▶ [What the task asks]:
Return all the data below as it stands, minus the pictures.

▶ [Recorded data]:
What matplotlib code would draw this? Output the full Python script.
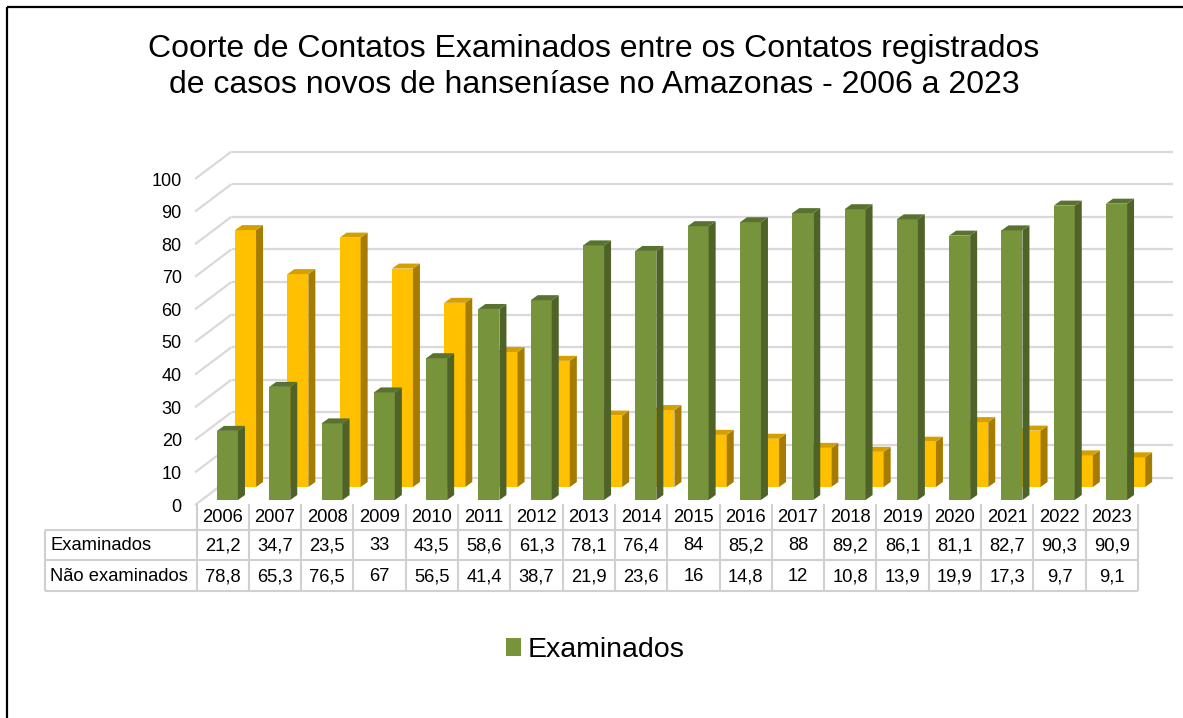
import matplotlib
matplotlib.use("Agg")
import matplotlib.pyplot as plt
from matplotlib.patches import Polygon
from matplotlib import transforms
import numpy as np

# ---------------- data ----------------
years = ["2006", "2007", "2008", "2009", "2010", "2011", "2012", "2013", "2014",
         "2015", "2016", "2017", "2018", "2019", "2020", "2021", "2022", "2023"]
examinados = [21.2, 34.7, 23.5, 33, 43.5, 58.6, 61.3, 78.1, 76.4,
              84, 85.2, 88, 89.2, 86.1, 81.1, 82.7, 90.3, 90.9]
nao_examinados = [78.8, 65.3, 76.5, 67, 56.5, 41.4, 38.7, 21.9, 23.6,
                  16, 14.8, 12, 10.8, 13.9, 19.9, 17.3, 9.7, 9.1]
row_labels = ["Examinados", "Não examinados"]
yticks = list(range(0, 101, 10))
title = ("Coorte de Contatos Examinados entre os Contatos registrados\n"
         "de casos novos de hanseníase no Amazonas - 2006 a 2023")

# ---------------- layout ----------------
W, H = 1183, 718
DPI = 100
PX_CAT = 52.3     # pixels per category
PX_VAL = 3.26     # pixels per value unit
X_CAT0 = 196.5    # pixel x of category boundary -0.5
Y_VAL0 = 505.0    # pixel y (from top) of value 0 at the front edge
XLIM = (-0.75, 18.3)
YLIM = (-3, 112)

FONT = "Liberation Sans"
plt.rcParams["font.family"] = [FONT, "DejaVu Sans"]

GREEN = "#77933C"; GREEN_SIDE = "#4F6228"; GREEN_TOP = "#5A7230"
ORANGE = "#FFC000"; ORANGE_SIDE = "#A67C00"; ORANGE_TOP = "#D49F00"
GRID = "#D9D9D9"
TABLE_LINE = "#D0D0D0"

fig = plt.figure(figsize=(W / DPI, H / DPI), dpi=DPI)
fig.patch.set_facecolor("white")

# pixel-space background axes (frame border)
pix = fig.add_axes([0, 0, 1, 1], zorder=0)
pix.set_xlim(0, W)
pix.set_ylim(H, 0)
pix.axis("off")
pix.plot([7, 7], [7, H], color="black", lw=1.6, solid_capstyle="butt")
pix.plot([7, W], [7, 7], color="black", lw=1.6, solid_capstyle="butt")

# main data axes, positioned so that categories / values map to the reference layout
left_px = X_CAT0 + (XLIM[0] + 0.5) * PX_CAT
right_px = X_CAT0 + (XLIM[1] + 0.5) * PX_CAT
bottom_px = Y_VAL0 - YLIM[0] * PX_VAL
top_px = Y_VAL0 - YLIM[1] * PX_VAL
ax = fig.add_axes([left_px / W, 1 - bottom_px / H,
                   (right_px - left_px) / W, (bottom_px - top_px) / H], zorder=1)
ax.set_xlim(*XLIM)
ax.set_ylim(*YLIM)
ax.patch.set_visible(False)
for s in ax.spines.values():
    s.set_visible(False)
ax.set_xticks([])
ax.set_yticks(yticks)
ax.set_yticklabels([str(t) for t in yticks])
ax.tick_params(axis="y", length=0, pad=1.2, labelsize=13, labelcolor="black")

# ---------------- 3D-like walls ----------------
WALL_DX = 36.5 / PX_CAT
WALL_DY = 27.5 / PX_VAL
x_front_left = -0.5 - 1.5 / PX_CAT
x_back_left = x_front_left + WALL_DX
x_back_right = (1173 - X_CAT0) / PX_CAT - 0.5
for v in yticks:
    ax.plot([x_front_left, x_back_left], [v, v + WALL_DY], color=GRID, lw=1.6,
            zorder=1, clip_on=False, solid_capstyle="butt")
    ax.plot([x_back_left, x_back_right], [v + WALL_DY, v + WALL_DY], color=GRID,
            lw=1.6, zorder=1, clip_on=False, solid_capstyle="butt")

# ---------------- bars ----------------
BW = 21 / PX_CAT
SDX = 7 / PX_CAT
SDY = 5 / PX_VAL
n = len(years)


def draw_row(vals, dx_px, dy_px, front, side, top, z):
    xs = np.arange(n) + dx_px / PX_CAT
    base = dy_px / PX_VAL
    bars = ax.bar(xs, vals, width=BW, bottom=base, color=front, linewidth=0,
                  zorder=z)
    for x, v in zip(xs, vals):
        xl, xr = x - BW / 2, x + BW / 2
        yt = base + v
        ax.add_patch(Polygon([(xr, base), (xr, yt), (xr + SDX, yt + SDY),
                              (xr + SDX, base + SDY)], closed=True,
                             facecolor=side, edgecolor="none", zorder=z))
        ax.add_patch(Polygon([(xl, yt), (xr, yt), (xr + SDX, yt + SDY),
                              (xl + SDX, yt + SDY)], closed=True,
                             facecolor=top, edgecolor="none", zorder=z))
    return bars


orange_bars = draw_row(nao_examinados, 22.9, 18.0, ORANGE, ORANGE_SIDE, ORANGE_TOP, 2)
green_bars = draw_row(examinados, 4.8, 5.0, GREEN, GREEN_SIDE, GREEN_TOP, 3)

# ---------------- data table ----------------
trans = transforms.blended_transform_factory(ax.transData, pix.transData)
x_lab_left = (45 - X_CAT0) / PX_CAT - 0.5
x_tab_right = n - 0.5
Y_HDR_TOP, Y_R1, Y_R2, Y_R3 = 504, 530, 560, 591
line_kw = dict(color=TABLE_LINE, lw=1.5, transform=trans, clip_on=False,
               zorder=1, solid_capstyle="butt")
for i in range(n + 1):
    ax.plot([i - 0.5, i - 0.5], [Y_HDR_TOP, Y_R3], **line_kw)
ax.plot([x_lab_left, x_lab_left], [Y_R1, Y_R3], **line_kw)
for y in (Y_R1, Y_R2, Y_R3):
    ax.plot([x_lab_left, x_tab_right], [y, y], **line_kw)

TFS = 13.2


def fmt(v):
    return f"{v:g}".replace(".", ",")


for i, yr in enumerate(years):
    ax.text(i, (Y_HDR_TOP + Y_R1) / 2 + 1, yr, transform=trans, ha="center",
            va="center", fontsize=TFS, clip_on=False)
    ax.text(i, (Y_R1 + Y_R2) / 2 + 1, fmt(examinados[i]), transform=trans,
            ha="center", va="center", fontsize=TFS, clip_on=False)
    ax.text(i, (Y_R2 + Y_R3) / 2 + 1, fmt(nao_examinados[i]), transform=trans,
            ha="center", va="center", fontsize=TFS, clip_on=False)
for lbl, (ya, yb) in zip(row_labels, [(Y_R1, Y_R2), (Y_R2, Y_R3)]):
    ax.text(x_lab_left + 5 / PX_CAT, (ya + yb) / 2 + 1, lbl, transform=trans,
            ha="left", va="center", fontsize=TFS, clip_on=False)

# ---------------- title ----------------
fig.text(594 / W, 1 - 67 / H, title, ha="center", va="center", fontsize=23,
         linespacing=1.28)

# ---------------- legend ----------------
fig.legend(handles=[green_bars], labels=["Examinados"], loc="center",
           bbox_to_anchor=(595 / W, 1 - 650 / H), frameon=False, fontsize=20.5,
           handlelength=0.55, handleheight=0.55, handletextpad=0.22)

fig.savefig("out.png", dpi=DPI, facecolor="white")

▶ [Solution below]:
What matplotlib code would draw this? Output the full Python script.
import matplotlib
matplotlib.use("Agg")
import matplotlib.pyplot as plt
from matplotlib.patches import Polygon
from matplotlib import transforms
import numpy as np

# ---------------- data ----------------
years = ["2006", "2007", "2008", "2009", "2010", "2011", "2012", "2013", "2014",
         "2015", "2016", "2017", "2018", "2019", "2020", "2021", "2022", "2023"]
examinados = [21.2, 34.7, 23.5, 33, 43.5, 58.6, 61.3, 78.1, 76.4,
              84, 85.2, 88, 89.2, 86.1, 81.1, 82.7, 90.3, 90.9]
nao_examinados = [78.8, 65.3, 76.5, 67, 56.5, 41.4, 38.7, 21.9, 23.6,
                  16, 14.8, 12, 10.8, 13.9, 19.9, 17.3, 9.7, 9.1]
row_labels = ["Examinados", "Não examinados"]
yticks = list(range(0, 101, 10))
title = ("Coorte de Contatos Examinados entre os Contatos registrados\n"
         "de casos novos de hanseníase no Amazonas - 2006 a 2023")

# ---------------- layout ----------------
W, H = 1183, 718
DPI = 100
PX_CAT = 52.3     # pixels per category
PX_VAL = 3.26     # pixels per value unit
X_CAT0 = 196.5    # pixel x of category boundary -0.5
Y_VAL0 = 505.0    # pixel y (from top) of value 0 at the front edge
XLIM = (-0.75, 18.3)
YLIM = (-3, 112)

FONT = "Liberation Sans"
plt.rcParams["font.family"] = [FONT, "DejaVu Sans"]

GREEN = "#77933C"; GREEN_SIDE = "#4F6228"; GREEN_TOP = "#5A7230"
ORANGE = "#FFC000"; ORANGE_SIDE = "#A67C00"; ORANGE_TOP = "#D49F00"
GRID = "#D9D9D9"
TABLE_LINE = "#D0D0D0"

fig = plt.figure(figsize=(W / DPI, H / DPI), dpi=DPI)
fig.patch.set_facecolor("white")

# pixel-space background axes (frame border)
pix = fig.add_axes([0, 0, 1, 1], zorder=0)
pix.set_xlim(0, W)
pix.set_ylim(H, 0)
pix.axis("off")
pix.plot([7, 7], [7, H], color="black", lw=1.6, solid_capstyle="butt")
pix.plot([7, W], [7, 7], color="black", lw=1.6, solid_capstyle="butt")

# main data axes, positioned so that categories / values map to the reference layout
left_px = X_CAT0 + (XLIM[0] + 0.5) * PX_CAT
right_px = X_CAT0 + (XLIM[1] + 0.5) * PX_CAT
bottom_px = Y_VAL0 - YLIM[0] * PX_VAL
top_px = Y_VAL0 - YLIM[1] * PX_VAL
ax = fig.add_axes([left_px / W, 1 - bottom_px / H,
                   (right_px - left_px) / W, (bottom_px - top_px) / H], zorder=1)
ax.set_xlim(*XLIM)
ax.set_ylim(*YLIM)
ax.patch.set_visible(False)
for s in ax.spines.values():
    s.set_visible(False)
ax.set_xticks([])
ax.set_yticks(yticks)
ax.set_yticklabels([str(t) for t in yticks])
ax.tick_params(axis="y", length=0, pad=1.2, labelsize=13, labelcolor="black")

# ---------------- 3D-like walls ----------------
WALL_DX = 36.5 / PX_CAT
WALL_DY = 27.5 / PX_VAL
x_front_left = -0.5 - 1.5 / PX_CAT
x_back_left = x_front_left + WALL_DX
x_back_right = (1173 - X_CAT0) / PX_CAT - 0.5
for v in yticks:
    ax.plot([x_front_left, x_back_left], [v, v + WALL_DY], color=GRID, lw=1.6,
            zorder=1, clip_on=False, solid_capstyle="butt")
    ax.plot([x_back_left, x_back_right], [v + WALL_DY, v + WALL_DY], color=GRID,
            lw=1.6, zorder=1, clip_on=False, solid_capstyle="butt")

# ---------------- bars ----------------
BW = 21 / PX_CAT
SDX = 7 / PX_CAT
SDY = 5 / PX_VAL
n = len(years)


def draw_row(vals, dx_px, dy_px, front, side, top, z):
    xs = np.arange(n) + dx_px / PX_CAT
    base = dy_px / PX_VAL
    bars = ax.bar(xs, vals, width=BW, bottom=base, color=front, linewidth=0,
                  zorder=z)
    for x, v in zip(xs, vals):
        xl, xr = x - BW / 2, x + BW / 2
        yt = base + v
        ax.add_patch(Polygon([(xr, base), (xr, yt), (xr + SDX, yt + SDY),
                              (xr + SDX, base + SDY)], closed=True,
                             facecolor=side, edgecolor="none", zorder=z))
        ax.add_patch(Polygon([(xl, yt), (xr, yt), (xr + SDX, yt + SDY),
                              (xl + SDX, yt + SDY)], closed=True,
                             facecolor=top, edgecolor="none", zorder=z))
    return bars


orange_bars = draw_row(nao_examinados, 22.9, 18.0, ORANGE, ORANGE_SIDE, ORANGE_TOP, 2)
green_bars = draw_row(examinados, 4.8, 5.0, GREEN, GREEN_SIDE, GREEN_TOP, 3)

# ---------------- data table ----------------
trans = transforms.blended_transform_factory(ax.transData, pix.transData)
x_lab_left = (45 - X_CAT0) / PX_CAT - 0.5
x_tab_right = n - 0.5
Y_HDR_TOP, Y_R1, Y_R2, Y_R3 = 504, 530, 560, 591
line_kw = dict(color=TABLE_LINE, lw=1.5, transform=trans, clip_on=False,
               zorder=1, solid_capstyle="butt")
for i in range(n + 1):
    ax.plot([i - 0.5, i - 0.5], [Y_HDR_TOP, Y_R3], **line_kw)
ax.plot([x_lab_left, x_lab_left], [Y_R1, Y_R3], **line_kw)
for y in (Y_R1, Y_R2, Y_R3):
    ax.plot([x_lab_left, x_tab_right], [y, y], **line_kw)

TFS = 13.2


def fmt(v):
    return f"{v:g}".replace(".", ",")


for i, yr in enumerate(years):
    ax.text(i, (Y_HDR_TOP + Y_R1) / 2 + 1, yr, transform=trans, ha="center",
            va="center", fontsize=TFS, clip_on=False)
    ax.text(i, (Y_R1 + Y_R2) / 2 + 1, fmt(examinados[i]), transform=trans,
            ha="center", va="center", fontsize=TFS, clip_on=False)
    ax.text(i, (Y_R2 + Y_R3) / 2 + 1, fmt(nao_examinados[i]), transform=trans,
            ha="center", va="center", fontsize=TFS, clip_on=False)
for lbl, (ya, yb) in zip(row_labels, [(Y_R1, Y_R2), (Y_R2, Y_R3)]):
    ax.text(x_lab_left + 5 / PX_CAT, (ya + yb) / 2 + 1, lbl, transform=trans,
            ha="left", va="center", fontsize=TFS, clip_on=False)

# ---------------- title ----------------
fig.text(594 / W, 1 - 67 / H, title, ha="center", va="center", fontsize=23,
         linespacing=1.28)

# ---------------- legend ----------------
fig.legend(handles=[green_bars], labels=["Examinados"], loc="center",
           bbox_to_anchor=(595 / W, 1 - 650 / H), frameon=False, fontsize=20.5,
           handlelength=0.55, handleheight=0.55, handletextpad=0.22)

fig.savefig("out.png", dpi=DPI, facecolor="white")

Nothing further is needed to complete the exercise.